Just how this comes about I don’t know, but at some point the question just pops up. It has been stored away there, waiting to be asked, and now jumps in. So I begin tackling it, and I do so in a thoroughly systematic way. Some questions lead to a vast branching tree of demanding possibilities. For example, “There is no time; what is memory?” is just seven words and yet opens up a whole world of possible lines to explore. You can agree with the statement and ask the question; disagree with the statement and ask the question; explore time; explore memory; or use the whole as an opening to timelessness. I usually mentally set out the obvious tasks first, commit the plan to memory, and then start on the branches one by one. Each then leads to more, and it requires considerable practice (though very little time) to keep a plan of the route in mind while exploring the branches. But this is the fun of thinking, and I love it.
Other questions require less planning and more direct experience. For example, “What is the difference between the mind resting in tranquillity and the mind moving in thought?” is a real killer (presumably this is why it is used in Mahamudra training). It sounds, at first reading, like a question that might have an answer, but then you realise that to answer it you must be familiar with the mind resting in tranquillity – not easy. Then you must be able to observe the mind moving in thought – tricky in a totally different way. Then you, presumably, have to compare them. By this time the question itself seems unimportant and the exploration of the groundwork far more so.
I said that asking the questions both requires and encourages a calm mind, and these examples explain why. A calm mind is necessary for the sort of determined, systematic thinking that I am talking about; otherwise you just get distracted and lose track.

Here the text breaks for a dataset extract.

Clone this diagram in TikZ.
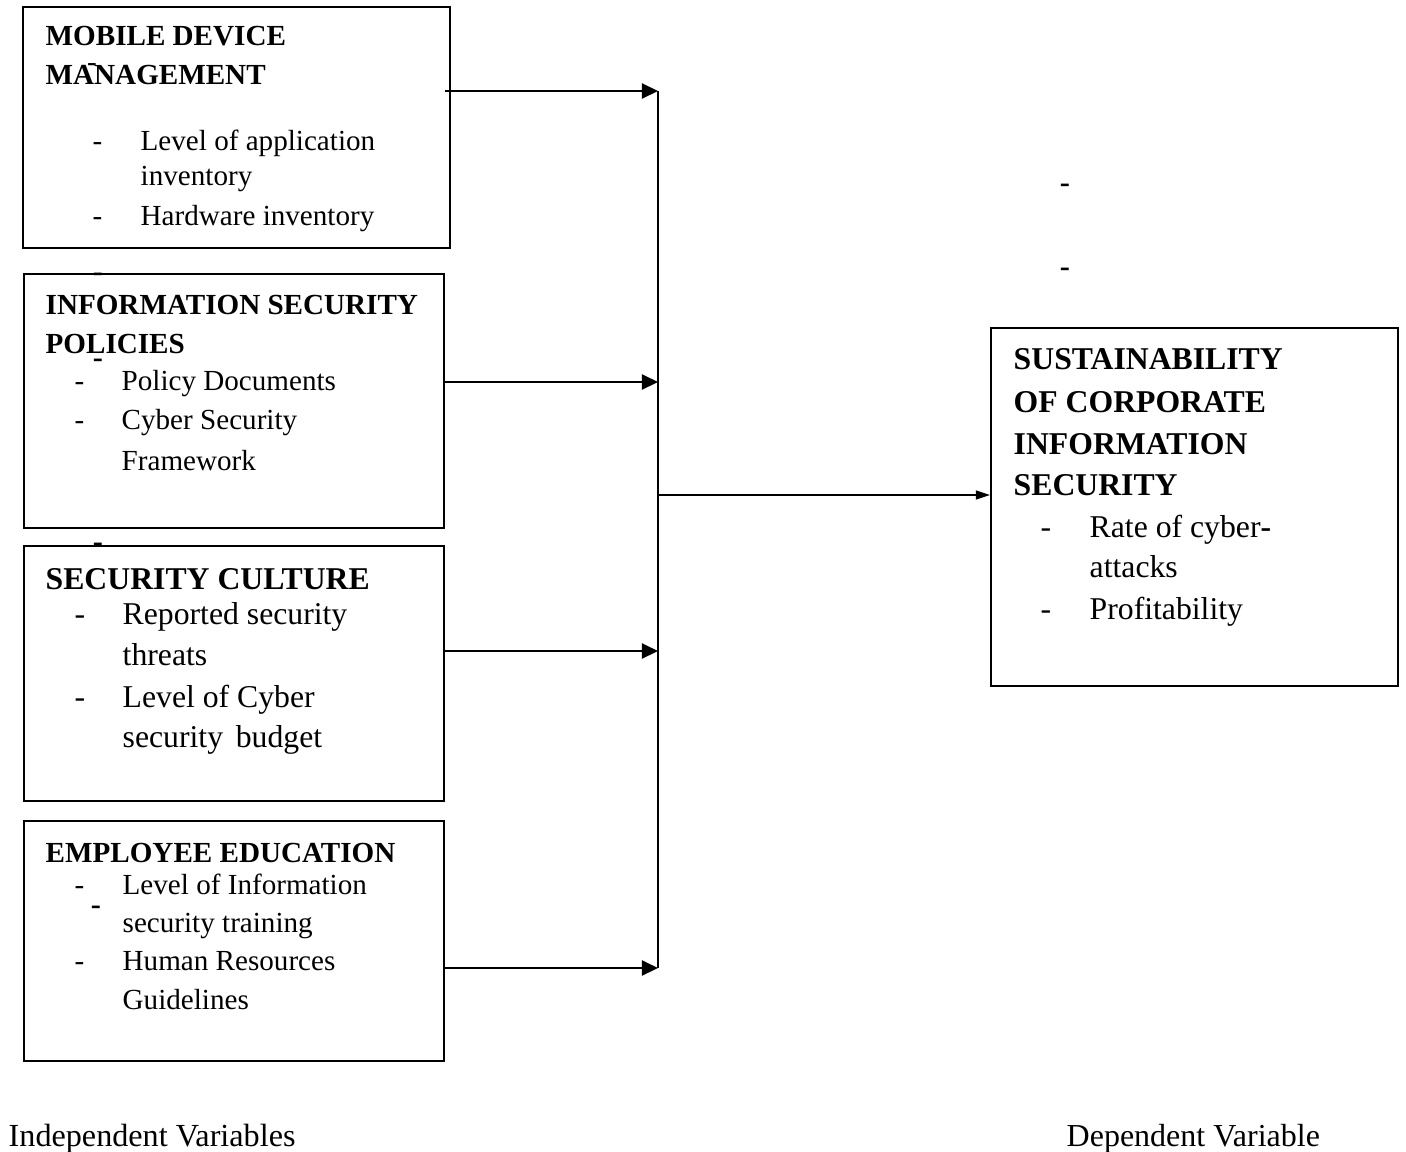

But then the questions themselves often provoke further calming – not because thinking is calming; it isn’t; but because of the subject matter. A question such as “Where is this experience?” requires a steady experience to look into. Those such as “Who is asking the question?” or “Am I conscious now?” can defeat all logical thought and hurl the mind into emptiness.
I am explaining this partly to show how I set about the ten questions, but partly to make it clear that my approach is not that advocated in most Zen training. Indeed in Zen one is often reminded that “thought is the enemy” and in general all kinds of thinking are discouraged. I did a lot of thinking because it was the best tool I had available for exploring the ten questions, and because this kind of thinking forms a bridge between my Zen practice and my science. I have dared to call them “Zen questions” because I believe they all get right to the point of the Zen endeavour; to expose the nature of self and mind, and to realise nonduality.